* **Stated problem**: Restate the lines word for word, from the first line of the records through the line containing "(0,0) rectangle (1268,686);". Leave out the pictures and anything after that line.

* **Data in this exercise**:
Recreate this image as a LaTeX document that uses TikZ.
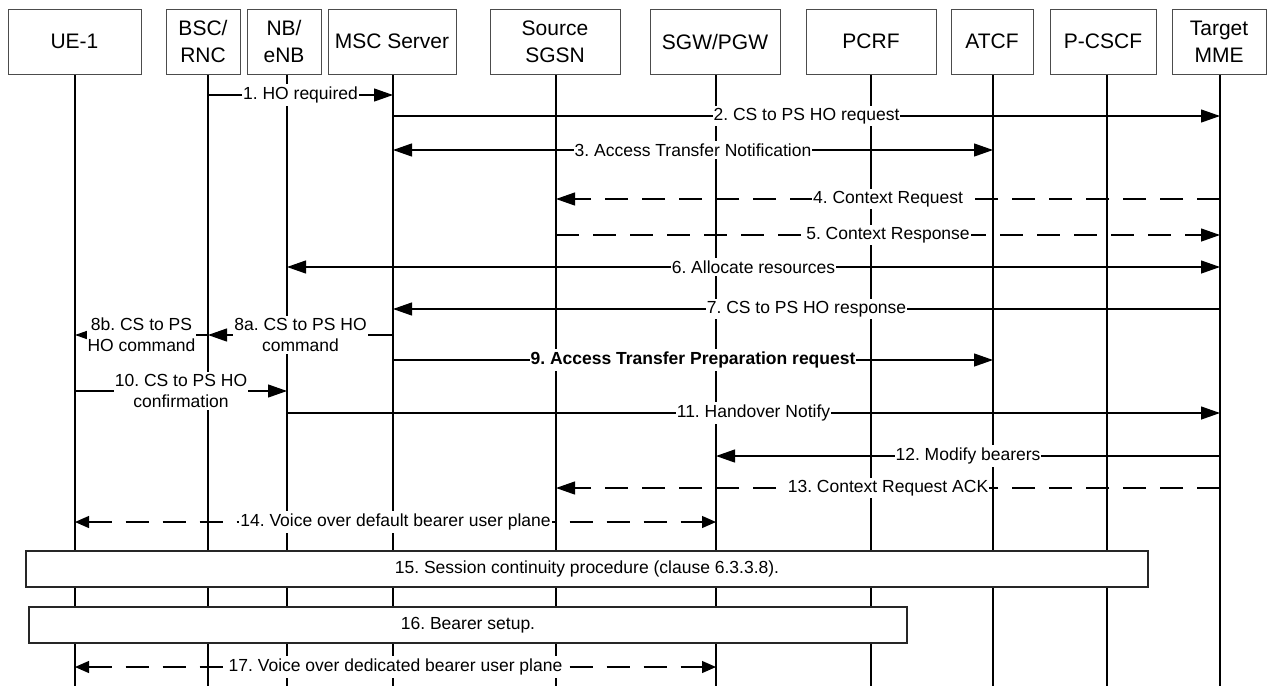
\documentclass[tikz,border=0pt]{standalone}
\usepackage{fontspec}
\setmainfont{Liberation Sans}
\frenchspacing
\usetikzlibrary{arrows.meta}

\begin{document}
\begin{tikzpicture}[x=1pt,y=-1pt,>={Triangle[length=19pt,width=13pt]},
  hdr/.style={draw=\BordColor,line width=1pt,fill=white,align=center,inner sep=0pt,minimum height=65pt,font=\HdrFont},
  vie/.style={line width=1.2pt},
  msg/.style={line width=1.2pt,->},
  msgb/.style={line width=1.2pt,<->},
  msgd/.style={msg,dash pattern=on 23pt off 14pt},
  voix/.style={line width=1.2pt,dash pattern=on 23pt off 14pt,{Triangle[length=14pt,width=12pt]}-{Triangle[length=14pt,width=12pt]}},
  lbl/.style={fill=white,inner xsep=1pt,inner ysep=2.5pt,align=center,font=\LblFont},
  etape/.style={draw=black!85,line width=1.2pt,fill=white,inner sep=0pt,minimum height=36pt,font=\LblFont}]

%polices et couleurs
\def\HdrFont{\fontsize{21}{27}\selectfont}
\def\LblFont{\fontsize{17.5}{21}\selectfont}
\def\BordColor{black!70}

\useasboundingbox (0,0) rectangle (1268,686);

% entités et lignes de vie
\foreach \nom/\xa/\xb/\x/\txt in {%
    ue/8/141/75/{UE-1},bsc/166/240/208/{BSC/\\RNC},nb/247/321/287/{NB/\\eNB},%
    msc/328/456/393/{MSC Server},sgsn/490/620/556/{Source\\SGSN},%
    sgw/650/780/716/{SGW/PGW},pcrf/806/936/871/{PCRF},atcf/951/1033/993/{ATCF},%
    pcscf/1050/1156/1107/{P-CSCF},mme/1172/1266/1220/{Target\\MME}%
}{
    \draw[vie] (\x,74) coordinate (\nom-h) -- (\x,686) coordinate (\nom-b);
    \node[hdr,minimum width={\xb-\xa}] (\nom) at ({(\xa+\xb)/2},41.5) {\txt};
}

% hauteur des messages
\foreach \m/\y in {m1/95,m2/116,m3/150,m4/199,m5/235,m6/267,m7/309,m8/335,%
    m9/360,m10/391,m11/413,m12/456,m13/488,m14/522,m17/667}
    \coordinate (\m) at (0,\y);

% messages
\draw[msg] (bsc-h |- m1) -- node[lbl] (l1) {1. HO required} (msc-h |- m1);
\draw[msg] (msc-h |- m2) -- node[lbl] (l2) {2. CS to PS HO request} (mme-h |- m2);
\draw[msgb] (msc-h |- m3) -- node[lbl] (l3) {3. Access Transfer Notification} (atcf-h |- m3);
\draw[msgd] (mme-h |- m4) -- node[lbl] (l4) {4. Context Request} (sgsn-h |- m4);
\draw[msgd] (sgsn-h |- m5) -- node[lbl] (l5) {5. Context Response} (mme-h |- m5);
\draw[msgb] (nb-h |- m6) -- node[lbl] (l6) {6. Allocate resources} (mme-h |- m6);
\draw[msg] (mme-h |- m7) -- node[lbl] (l7) {7. CS to PS HO response} (msc-h |- m7);
\draw[msg] (msc-h |- m8) -- node[lbl] (l8a) {8a. CS to PS HO\\command} (bsc-h |- m8);
\draw[msg] (bsc-h |- m8) -- node[lbl] (l8b) {8b. CS to PS\\HO command} (ue-h |- m8);
\draw[msg] (msc-h |- m9) -- node[lbl,font=\LblFont\bfseries] (l9) {9. Access Transfer Preparation request} (atcf-h |- m9);
\draw[msg] (ue-h |- m10) -- node[lbl] (l10) {10. CS to PS HO\\confirmation} (nb-h |- m10);
\draw[msg] (nb-h |- m11) -- node[lbl] (l11) {11. Handover Notify} (mme-h |- m11);
\draw[msg] (mme-h |- m12) -- node[lbl] (l12) {12. Modify bearers} (sgw-h |- m12);
\draw[msgd] (mme-h |- m13) -- node[lbl] (l13) {13. Context Request ACK} (sgsn-h |- m13);
\draw[voix] (ue-h |- m14) -- node[lbl] (l14) {14. Voice over default bearer user plane} (sgw-h |- m14);

% procédures
\node[etape,minimum width=1122pt] (s15) at (587,569) {15. Session continuity procedure (clause 6.3.3.8).};
\node[etape,minimum width=878pt] (s16) at (468,625) {16. Bearer setup.};

\draw[voix] (ue-h |- m17) -- node[lbl] (l17) {17. Voice over dedicated bearer user plane} (sgw-h |- m17);

\end{tikzpicture}
\end{document}
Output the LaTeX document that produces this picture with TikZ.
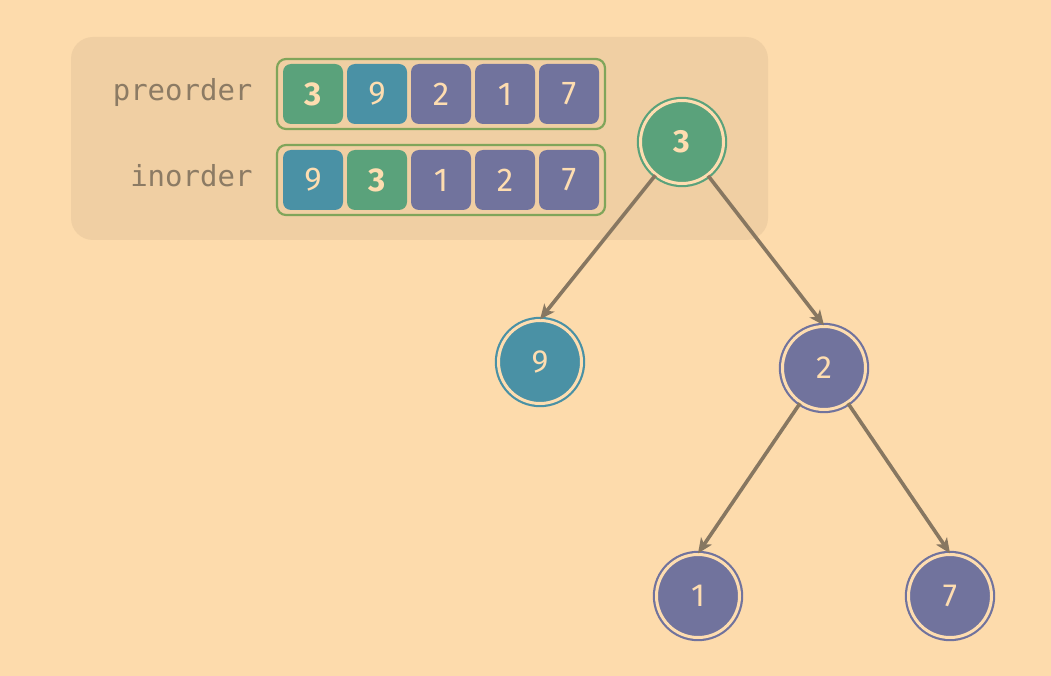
\documentclass[tikz,border=0pt]{standalone}
\usepackage{fontspec}
\usepackage{xcolor}
\usepackage{tikz}
\usetikzlibrary{arrows.meta}
\setmainfont{Fira Sans}
\newfontfamily\monofont{DejaVu Sans Mono}

\definecolor{bgpeach}{HTML}{FDDBAC}
\definecolor{panelcol}{HTML}{F0CFA3}
\definecolor{cream}{HTML}{FEDDB0}
\definecolor{rootgreen}{HTML}{5AA27B}
\definecolor{leftteal}{HTML}{4A91A5}
\definecolor{rightpurple}{HTML}{71739D}
\definecolor{framegreen}{HTML}{80A55A}
\definecolor{edgecol}{HTML}{877761}
\definecolor{labelcol}{HTML}{8C7B64}

\tikzset{>={Stealth[length=15pt,width=13pt,inset=4pt]}}
\tikzset{
  cell/.style={fill=#1, rounded corners=8pt, minimum width=60pt, minimum height=60pt,
    inner sep=0pt, text=cream, font=\fontsize{33}{33}\selectfont},
  arrframe/.style={draw=framegreen, line width=2.2pt, rounded corners=9pt,
    minimum width=328pt, minimum height=70pt, inner sep=0pt},
  arrlabel/.style={anchor=base east, text=labelcol, font=\monofont\fontsize{29}{29}\selectfont},
  treenode/.style={circle, draw=#1, fill=#1, line width=2.2pt, double=cream,
    double distance=3pt, minimum size=83pt, inner sep=0pt, text=cream,
    font=\fontsize{32}{32}\selectfont},
  treeedge/.style={->, draw=edgecol, line width=3.6pt}
}

\begin{document}
\begin{tikzpicture}[x=1pt,y=-1pt]
    \fill[bgpeach] (0,0) rectangle (1051,676);
    \useasboundingbox (0,0) rectangle (1051,676);
    \fill[panelcol, rounded corners=22pt] (71,37) rectangle (768,240);

    % traversal arrays
    \node[arrlabel] (prelabel) at (256,101) {preorder};
    \node[arrlabel] (inlabel) at (256,187) {inorder};
    \node[arrframe] (preframe) at (441,94) {};
    \node[arrframe] (inframe) at (441,180) {};
    \foreach \v/\c/\f [count=\i] in {3/rootgreen/\bfseries, 9/leftteal/, 2/rightpurple/,
        1/rightpurple/, 7/rightpurple/}
      \node[cell=\c] (pre\i) at (249+64*\i,94) {\f\v};
    \foreach \v/\c/\f [count=\i] in {9/leftteal/, 3/rootgreen/\bfseries, 1/rightpurple/,
        2/rightpurple/, 7/rightpurple/}
      \node[cell=\c] (in\i) at (249+64*\i,180) {\f\v};

    % tree
    \node[treenode=rootgreen] (n3) at (682,142) {\bfseries 3};
    \node[treenode=leftteal] (n9) at (540,362) {9};
    \node[treenode=rightpurple] (n2) at (824,368) {2};
    \node[treenode=rightpurple] (n1) at (698,596) {1};
    \node[treenode=rightpurple] (n7) at (950,596) {7};
    \draw[treeedge] (n3) -- (n9.north);
    \draw[treeedge] (n3) -- (n2.north);
    \draw[treeedge] (n2) -- (n1.north);
    \draw[treeedge] (n2) -- (n7.north);
\end{tikzpicture}
\end{document}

* **Completed exercise**:
Recreate this image as a LaTeX document that uses TikZ.
\documentclass[tikz,border=0pt]{standalone}
\usepackage{fontspec}
\setmainfont{Liberation Sans}
\frenchspacing
\usetikzlibrary{arrows.meta}

\begin{document}
\begin{tikzpicture}[x=1pt,y=-1pt,>={Triangle[length=19pt,width=13pt]},
  hdr/.style={draw=\BordColor,line width=1pt,fill=white,align=center,inner sep=0pt,minimum height=65pt,font=\HdrFont},
  vie/.style={line width=1.2pt},
  msg/.style={line width=1.2pt,->},
  msgb/.style={line width=1.2pt,<->},
  msgd/.style={msg,dash pattern=on 23pt off 14pt},
  voix/.style={line width=1.2pt,dash pattern=on 23pt off 14pt,{Triangle[length=14pt,width=12pt]}-{Triangle[length=14pt,width=12pt]}},
  lbl/.style={fill=white,inner xsep=1pt,inner ysep=2.5pt,align=center,font=\LblFont},
  etape/.style={draw=black!85,line width=1.2pt,fill=white,inner sep=0pt,minimum height=36pt,font=\LblFont}]

%polices et couleurs
\def\HdrFont{\fontsize{21}{27}\selectfont}
\def\LblFont{\fontsize{17.5}{21}\selectfont}
\def\BordColor{black!70}

\useasboundingbox (0,0) rectangle (1268,686);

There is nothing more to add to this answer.